Está na hora de se demarcar em definitivo a fronteira entre os que se apoiam nos marcos da Constituição, a possibilitar ir mais adiante do que se foi, e os que querem destruí-la através da afronta direta e, por outros meios, a revisão inspirada numa perspectiva regressiva. E um exemplo bem significativo é o desejo do chamado voto impresso. E mais: que os votos sejam apurados e auditados nas seções eleitorais, Ou seja, de mais fácil manipulação. É não somente uma ação regressiva como a articulação de um golpe continuísta com desdobramentos imprevisíveis quanto ao futuro da nação.

Acreditar que a justiça em seus diversos foros seja capaz de colocar um freio a mais grave crise desde a transição à democracia é desconhecer ou minimizar a força popular. Esta uma vez mobilizada e devidamente consciente de seu papel num momento tão decisivo para o país tem tudo para se converter no principal obstáculo à aventura presidencial. A superação desse quadro nacional é urgente para a retomada dos grandes projetos estruturantes para o desenvolvimento nacional.

É, por conseguinte, hora de uma união de todas as forças visando à normalidade democrática. Cada qual ocupar-se a discutir eventuais e até visíveis diferenças nessa hora é postergar uma ação emergencial. Se a persistência da pandemia ainda inibe as manifestações de rua ou pelo menos as tornam mais contidas, há que demonstrar de alguma forma a insatisfação crescente de vários segmentos sociais formados por opositores desde o início, críticos pontuais que chegaram à conclusão de que não é mais possível manter-se fiel a essa presidência e os desiludidos, que precisam ser amparados nesse movimento cívico e patriótico, porque equívocos todos cometem.

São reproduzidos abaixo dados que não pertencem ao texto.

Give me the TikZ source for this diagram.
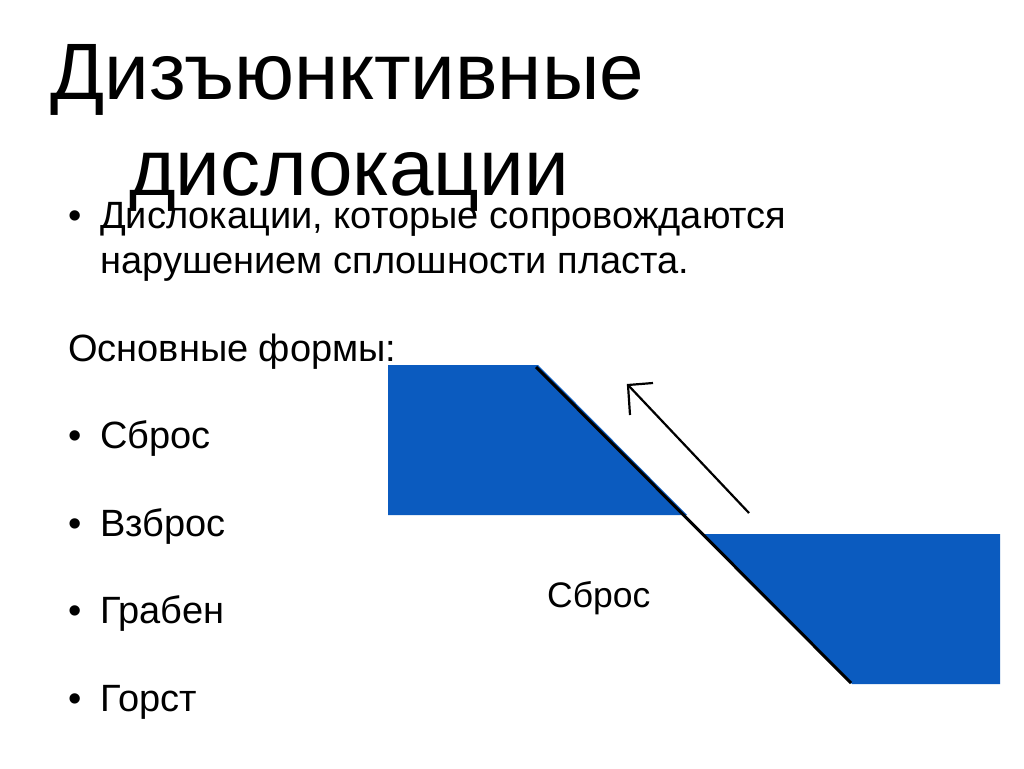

Essa Frente Patriótica deve assim designar-se em oposição à farsa dos que desfilam com os símbolos nacionais na mais hipócrita atitude, uma vez que destituídos de amor ao próximo e movido pelo fanatismo. Essa demonstração de sujeição ao “mito” que os conduz lembra momentos da história que a humanidade rejeita.

Portanto, estejamos prontos para o confronto que nos interessa. O confronto pela superação dos nossos males de origem e da volta da esperança, mas com um lembrete: a esperança não cai do céu. Ela precisa ser construída.

LINCOLN DE ABREU PENNA – Doutor em História Social pela Universidade de São Paulo (USP); Conferencista Honorário do Real Gabinete Português de Leitura; Professor Aposentado da Universidade Federal do Rio de Janeiro (UFRJ); Presidente do Movimento em Defesa da Economia Nacional (Modecon); Colunista e Membro do Conselho Consultivo do jornal Tribuna da Imprensa Livre.